# Stated problem
Repeat the material below exactly, with no pictures.

# Data block
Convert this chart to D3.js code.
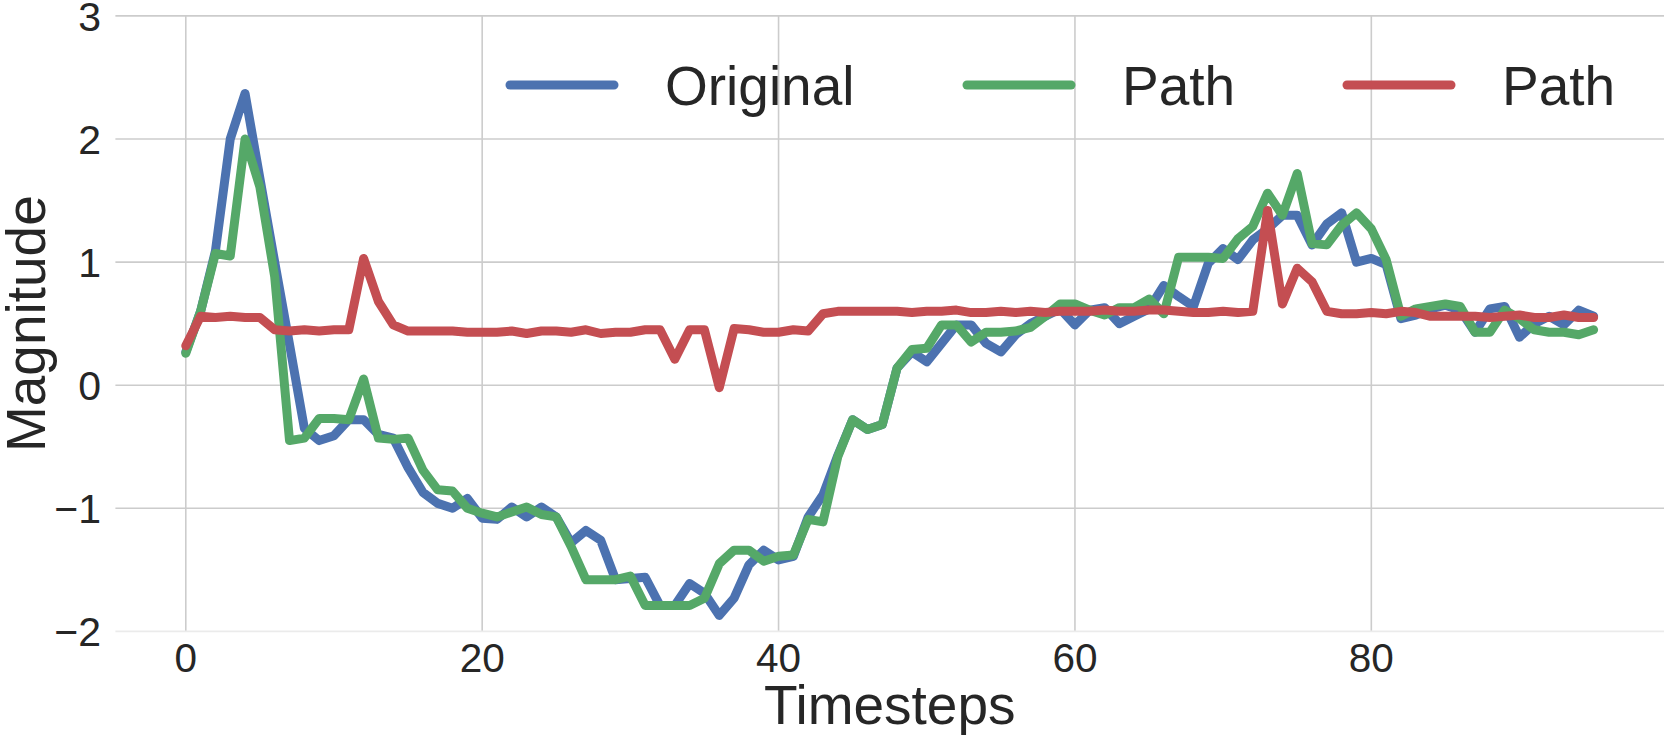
<!DOCTYPE html>
<html>
<head>
    <style>
        body { margin: 0; background: #fff; }
        svg text { font-family: Arial, "Liberation Sans", sans-serif; fill: #262626; }
        .grid line { stroke: #cccccc; stroke-width: 1.6; }
        .series { fill: none; stroke-width: 9; stroke-linejoin: round; stroke-linecap: round; }
    </style>
    <script src="https://d3js.org/d3.v7.min.js"></script>
</head>
<body>
    <svg width="1664" height="735"></svg>
    <script>
        // values, one per timestep 0..95
        var original = [0.27, 0.6, 1.09, 2.0, 2.37, 1.68, 1.0, 0.33, -0.35, -0.45,
            -0.41, -0.28, -0.28, -0.40, -0.43, -0.67, -0.87, -0.96, -1.0, -0.92,
            -1.08, -1.09, -0.99, -1.07, -0.99, -1.07, -1.28, -1.18, -1.26, -1.58,
            -1.57, -1.56, -1.79, -1.79, -1.61, -1.69, -1.87, -1.73, -1.46, -1.34,
            -1.42, -1.39, -1.07, -0.89, -0.57, -0.28, -0.36, -0.32, 0.14, 0.27,
            0.19, 0.34, 0.49, 0.49, 0.34, 0.27, 0.41, 0.50, 0.56, 0.62,
            0.49, 0.61, 0.63, 0.50, 0.56, 0.62, 0.81, 0.72, 0.64, 0.99,
            1.11, 1.02, 1.18, 1.27, 1.38, 1.38, 1.14, 1.31, 1.40, 1.00,
            1.03, 0.98, 0.54, 0.57, 0.62, 0.65, 0.61, 0.43, 0.62, 0.64,
            0.39, 0.50, 0.56, 0.49, 0.61, 0.56];

        var pathA = [0.26, 0.6, 1.07, 1.05, 2.0, 1.61, 0.88, -0.45, -0.43, -0.27,
            -0.27, -0.28, 0.05, -0.43, -0.44, -0.43, -0.69, -0.85, -0.86, -1.0,
            -1.04, -1.07, -1.03, -0.99, -1.05, -1.07, -1.31, -1.58, -1.58, -1.58,
            -1.55, -1.79, -1.79, -1.79, -1.79, -1.73, -1.45, -1.34, -1.34, -1.43,
            -1.39, -1.38, -1.09, -1.11, -0.58, -0.28, -0.36, -0.32, 0.14, 0.29,
            0.30, 0.49, 0.49, 0.35, 0.43, 0.43, 0.44, 0.47, 0.56, 0.66,
            0.66, 0.61, 0.57, 0.63, 0.63, 0.70, 0.58, 1.04, 1.04, 1.04,
            1.03, 1.19, 1.29, 1.56, 1.38, 1.72, 1.15, 1.14, 1.30, 1.40,
            1.27, 1.02, 0.56, 0.62, 0.64, 0.66, 0.64, 0.43, 0.43, 0.61,
            0.54, 0.45, 0.43, 0.43, 0.41, 0.45];

        var pathB = [0.32, 0.56, 0.55, 0.56, 0.55, 0.55, 0.45, 0.44, 0.45, 0.44,
            0.45, 0.45, 1.03, 0.68, 0.49, 0.44, 0.44, 0.44, 0.44, 0.43,
            0.43, 0.43, 0.44, 0.42, 0.44, 0.44, 0.43, 0.45, 0.42, 0.43,
            0.43, 0.45, 0.45, 0.21, 0.45, 0.45, -0.02, 0.46, 0.45, 0.43,
            0.43, 0.45, 0.44, 0.58, 0.60, 0.60, 0.60, 0.60, 0.60, 0.59,
            0.60, 0.60, 0.61, 0.59, 0.59, 0.60, 0.59, 0.60, 0.59, 0.60,
            0.60, 0.60, 0.61, 0.60, 0.60, 0.61, 0.61, 0.60, 0.59, 0.59,
            0.60, 0.59, 0.60, 1.42, 0.66, 0.95, 0.84, 0.60, 0.58, 0.58,
            0.59, 0.58, 0.60, 0.59, 0.56, 0.56, 0.56, 0.56, 0.55, 0.56,
            0.57, 0.55, 0.55, 0.57, 0.55, 0.55];

        var seriesNames = ["Original", "Path", "Path"];
        var seriesColors = ["#4c72b0", "#55a868", "#c44e52"];
        var xTicks = [0, 20, 40, 60, 80];
        var yTicks = [-2, -1, 0, 1, 2, 3];

        var svg = d3.select("svg"),
            plotLeft = 115.4, plotRight = 1664, plotTop = 15.9, plotBottom = 631.4;

        var x = d3.scaleLinear().domain([-4.75, 99.75]).range([plotLeft, plotRight]);
        var y = d3.scaleLinear().domain([-2, 3]).range([plotBottom, plotTop]);

        var grid = svg.append("g").attr("class", "grid");
        grid.selectAll(".gx").data(xTicks).enter().append("line")
            .attr("x1", function(d) { return x(d); })
            .attr("x2", function(d) { return x(d); })
            .attr("y1", plotTop).attr("y2", plotBottom);
        grid.selectAll(".gy").data(yTicks).enter().append("line")
            .attr("x1", plotLeft).attr("x2", plotRight)
            .attr("y1", function(d) { return y(d); })
            .attr("y2", function(d) { return y(d); })
            .style("stroke", function(d) { return d === -2 ? "#ebebeb" : null; });

        // tick labels
        svg.append("g").selectAll("text").data(xTicks).enter().append("text")
            .attr("x", function(d) { return x(d); })
            .attr("y", 672)
            .attr("text-anchor", "middle")
            .style("font-size", "40.5px")
            .text(function(d) { return d; });

        svg.append("g").selectAll("text").data(yTicks).enter().append("text")
            .attr("x", 101)
            .attr("y", function(d) { return y(d) + 14.7; })
            .attr("text-anchor", "end")
            .style("font-size", "41px")
            .text(function(d) { return d < 0 ? "\u2212" + Math.abs(d) : d; });

        // axis labels
        svg.append("text")
            .attr("x", (plotLeft + plotRight) / 2)
            .attr("y", 724)
            .attr("text-anchor", "middle")
            .style("font-size", "55px")
            .text("Timesteps");

        svg.append("text")
            .attr("transform", "translate(45," + (plotTop + plotBottom) / 2 + ") rotate(-90)")
            .attr("text-anchor", "middle")
            .style("font-size", "55px")
            .text("Magnitude");

        // lines
        var line = d3.line()
            .x(function(d, i) { return x(i); })
            .y(function(d) { return y(d); });

        svg.append("g").selectAll("path")
            .data([original, pathA, pathB])
            .enter().append("path")
            .attr("class", "series")
            .attr("stroke", function(d, i) { return seriesColors[i]; })
            .attr("d", line);

        // legend
        var legendX = [510, 967, 1347];
        var legend = svg.append("g").selectAll("g")
            .data(seriesNames).enter().append("g")
            .attr("transform", function(d, i) { return "translate(" + legendX[i] + ",85)"; });

        legend.append("line")
            .attr("x1", 0).attr("x2", 104)
            .attr("stroke", function(d, i) { return seriesColors[i]; })
            .attr("stroke-width", 9)
            .attr("stroke-linecap", "round");

        legend.append("text")
            .attr("x", 155)
            .attr("y", 20)
            .style("font-size", "55px")
            .text(function(d) { return d; });
    </script>
</body>
</html>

# Reply
Convert this chart to D3.js code.
<!DOCTYPE html>
<html>
<head>
    <style>
        body { margin: 0; background: #fff; }
        svg text { font-family: Arial, "Liberation Sans", sans-serif; fill: #262626; }
        .grid line { stroke: #cccccc; stroke-width: 1.6; }
        .series { fill: none; stroke-width: 9; stroke-linejoin: round; stroke-linecap: round; }
    </style>
    <script src="https://d3js.org/d3.v7.min.js"></script>
</head>
<body>
    <svg width="1664" height="735"></svg>
    <script>
        // values, one per timestep 0..95
        var original = [0.27, 0.6, 1.09, 2.0, 2.37, 1.68, 1.0, 0.33, -0.35, -0.45,
            -0.41, -0.28, -0.28, -0.40, -0.43, -0.67, -0.87, -0.96, -1.0, -0.92,
            -1.08, -1.09, -0.99, -1.07, -0.99, -1.07, -1.28, -1.18, -1.26, -1.58,
            -1.57, -1.56, -1.79, -1.79, -1.61, -1.69, -1.87, -1.73, -1.46, -1.34,
            -1.42, -1.39, -1.07, -0.89, -0.57, -0.28, -0.36, -0.32, 0.14, 0.27,
            0.19, 0.34, 0.49, 0.49, 0.34, 0.27, 0.41, 0.50, 0.56, 0.62,
            0.49, 0.61, 0.63, 0.50, 0.56, 0.62, 0.81, 0.72, 0.64, 0.99,
            1.11, 1.02, 1.18, 1.27, 1.38, 1.38, 1.14, 1.31, 1.40, 1.00,
            1.03, 0.98, 0.54, 0.57, 0.62, 0.65, 0.61, 0.43, 0.62, 0.64,
            0.39, 0.50, 0.56, 0.49, 0.61, 0.56];

        var pathA = [0.26, 0.6, 1.07, 1.05, 2.0, 1.61, 0.88, -0.45, -0.43, -0.27,
            -0.27, -0.28, 0.05, -0.43, -0.44, -0.43, -0.69, -0.85, -0.86, -1.0,
            -1.04, -1.07, -1.03, -0.99, -1.05, -1.07, -1.31, -1.58, -1.58, -1.58,
            -1.55, -1.79, -1.79, -1.79, -1.79, -1.73, -1.45, -1.34, -1.34, -1.43,
            -1.39, -1.38, -1.09, -1.11, -0.58, -0.28, -0.36, -0.32, 0.14, 0.29,
            0.30, 0.49, 0.49, 0.35, 0.43, 0.43, 0.44, 0.47, 0.56, 0.66,
            0.66, 0.61, 0.57, 0.63, 0.63, 0.70, 0.58, 1.04, 1.04, 1.04,
            1.03, 1.19, 1.29, 1.56, 1.38, 1.72, 1.15, 1.14, 1.30, 1.40,
            1.27, 1.02, 0.56, 0.62, 0.64, 0.66, 0.64, 0.43, 0.43, 0.61,
            0.54, 0.45, 0.43, 0.43, 0.41, 0.45];

        var pathB = [0.32, 0.56, 0.55, 0.56, 0.55, 0.55, 0.45, 0.44, 0.45, 0.44,
            0.45, 0.45, 1.03, 0.68, 0.49, 0.44, 0.44, 0.44, 0.44, 0.43,
            0.43, 0.43, 0.44, 0.42, 0.44, 0.44, 0.43, 0.45, 0.42, 0.43,
            0.43, 0.45, 0.45, 0.21, 0.45, 0.45, -0.02, 0.46, 0.45, 0.43,
            0.43, 0.45, 0.44, 0.58, 0.60, 0.60, 0.60, 0.60, 0.60, 0.59,
            0.60, 0.60, 0.61, 0.59, 0.59, 0.60, 0.59, 0.60, 0.59, 0.60,
            0.60, 0.60, 0.61, 0.60, 0.60, 0.61, 0.61, 0.60, 0.59, 0.59,
            0.60, 0.59, 0.60, 1.42, 0.66, 0.95, 0.84, 0.60, 0.58, 0.58,
            0.59, 0.58, 0.60, 0.59, 0.56, 0.56, 0.56, 0.56, 0.55, 0.56,
            0.57, 0.55, 0.55, 0.57, 0.55, 0.55];

        var seriesNames = ["Original", "Path", "Path"];
        var seriesColors = ["#4c72b0", "#55a868", "#c44e52"];
        var xTicks = [0, 20, 40, 60, 80];
        var yTicks = [-2, -1, 0, 1, 2, 3];

        var svg = d3.select("svg"),
            plotLeft = 115.4, plotRight = 1664, plotTop = 15.9, plotBottom = 631.4;

        var x = d3.scaleLinear().domain([-4.75, 99.75]).range([plotLeft, plotRight]);
        var y = d3.scaleLinear().domain([-2, 3]).range([plotBottom, plotTop]);

        var grid = svg.append("g").attr("class", "grid");
        grid.selectAll(".gx").data(xTicks).enter().append("line")
            .attr("x1", function(d) { return x(d); })
            .attr("x2", function(d) { return x(d); })
            .attr("y1", plotTop).attr("y2", plotBottom);
        grid.selectAll(".gy").data(yTicks).enter().append("line")
            .attr("x1", plotLeft).attr("x2", plotRight)
            .attr("y1", function(d) { return y(d); })
            .attr("y2", function(d) { return y(d); })
            .style("stroke", function(d) { return d === -2 ? "#ebebeb" : null; });

        // tick labels
        svg.append("g").selectAll("text").data(xTicks).enter().append("text")
            .attr("x", function(d) { return x(d); })
            .attr("y", 672)
            .attr("text-anchor", "middle")
            .style("font-size", "40.5px")
            .text(function(d) { return d; });

        svg.append("g").selectAll("text").data(yTicks).enter().append("text")
            .attr("x", 101)
            .attr("y", function(d) { return y(d) + 14.7; })
            .attr("text-anchor", "end")
            .style("font-size", "41px")
            .text(function(d) { return d < 0 ? "\u2212" + Math.abs(d) : d; });

        // axis labels
        svg.append("text")
            .attr("x", (plotLeft + plotRight) / 2)
            .attr("y", 724)
            .attr("text-anchor", "middle")
            .style("font-size", "55px")
            .text("Timesteps");

        svg.append("text")
            .attr("transform", "translate(45," + (plotTop + plotBottom) / 2 + ") rotate(-90)")
            .attr("text-anchor", "middle")
            .style("font-size", "55px")
            .text("Magnitude");

        // lines
        var line = d3.line()
            .x(function(d, i) { return x(i); })
            .y(function(d) { return y(d); });

        svg.append("g").selectAll("path")
            .data([original, pathA, pathB])
            .enter().append("path")
            .attr("class", "series")
            .attr("stroke", function(d, i) { return seriesColors[i]; })
            .attr("d", line);

        // legend
        var legendX = [510, 967, 1347];
        var legend = svg.append("g").selectAll("g")
            .data(seriesNames).enter().append("g")
            .attr("transform", function(d, i) { return "translate(" + legendX[i] + ",85)"; });

        legend.append("line")
            .attr("x1", 0).attr("x2", 104)
            .attr("stroke", function(d, i) { return seriesColors[i]; })
            .attr("stroke-width", 9)
            .attr("stroke-linecap", "round");

        legend.append("text")
            .attr("x", 155)
            .attr("y", 20)
            .style("font-size", "55px")
            .text(function(d) { return d; });
    </script>
</body>
</html>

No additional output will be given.